Todo en él funcionó racional y normalmente hasta la entronización de Carles Puigdemont como presidente de la Generalitat. Tras dos meses haciendo lo imposible para evitar que la CUP tirara a Mas «a la papelera de la Historia» -sin conseguirlo- se aproximó al nuevo president, y según expresión de sus más íntimos colaboradores, «se radicalizó». Puede que se radicalizara, pero lo que seguro que hizo es reinventarse, rejuvenecer, tomar el protagonismo al que siempre había renunciado.

Todavía es leal a los Pujol, todavía guarda una relación de respeto y de confianza con Artur Mas, y con su proceso de «radicalización» -y de reinvención- ha conseguido salvarse del desván donde han quedado arrinconadas las viejas glorias del partido.
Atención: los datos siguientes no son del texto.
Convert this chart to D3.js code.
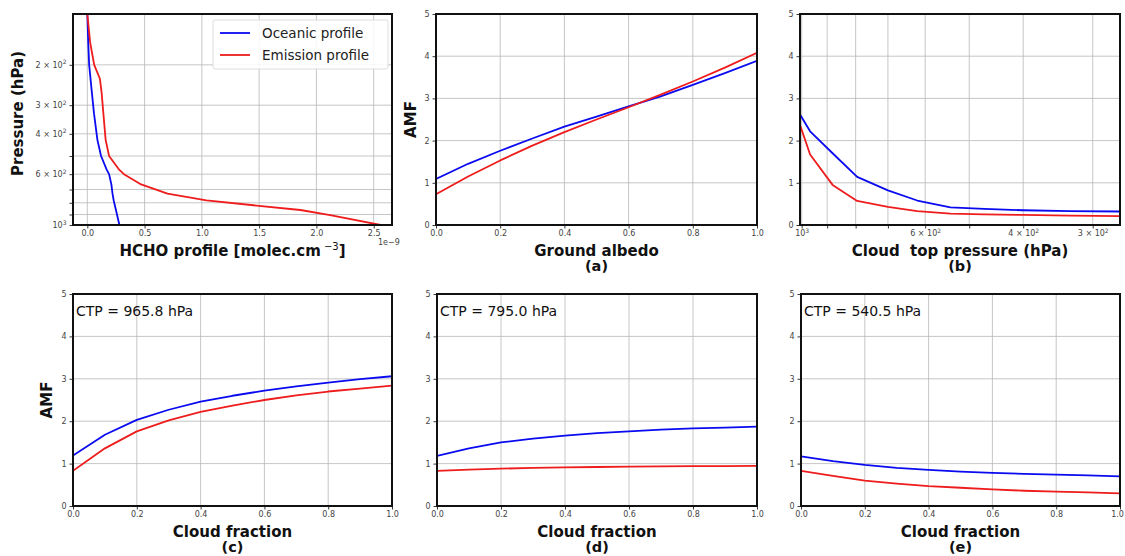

Esta vigencia salvada en el último momento explica bastante mejor que la fe su mutación tan súbita.

Como sucede con todo converso de última hora, su debut no ha podido ser más aparatoso y estridente. Turull fue decisivo en momentos tan graves como el que el 26 de octubre movió a Puigdemont de querer convocar elecciones autonómicas a declarar la independencia. Turull, Josep Rull y Marta Rovira fueron los que más insistentemente presionaron al entonces presidente para que se metiera en el mayor lío de su vida.

Era el nuevo Turull, que en lugar de quedarse como la vieja guardia en el limbo con las extravagancias del «procés», decidió proyectarlas hasta el infinito y reinventándose en la radicalización creyó subirse al tren del nuevo momento de la política catalana. Y efectivamente, se subió, hasta el punto de que esta tarde será investido nada menos que presidente de la Generalitat. Pero aunque durante unas horas sea el maquinista, no podrá evitar que el tren, con él dentro, efectúe su próxima parada en la cárcel.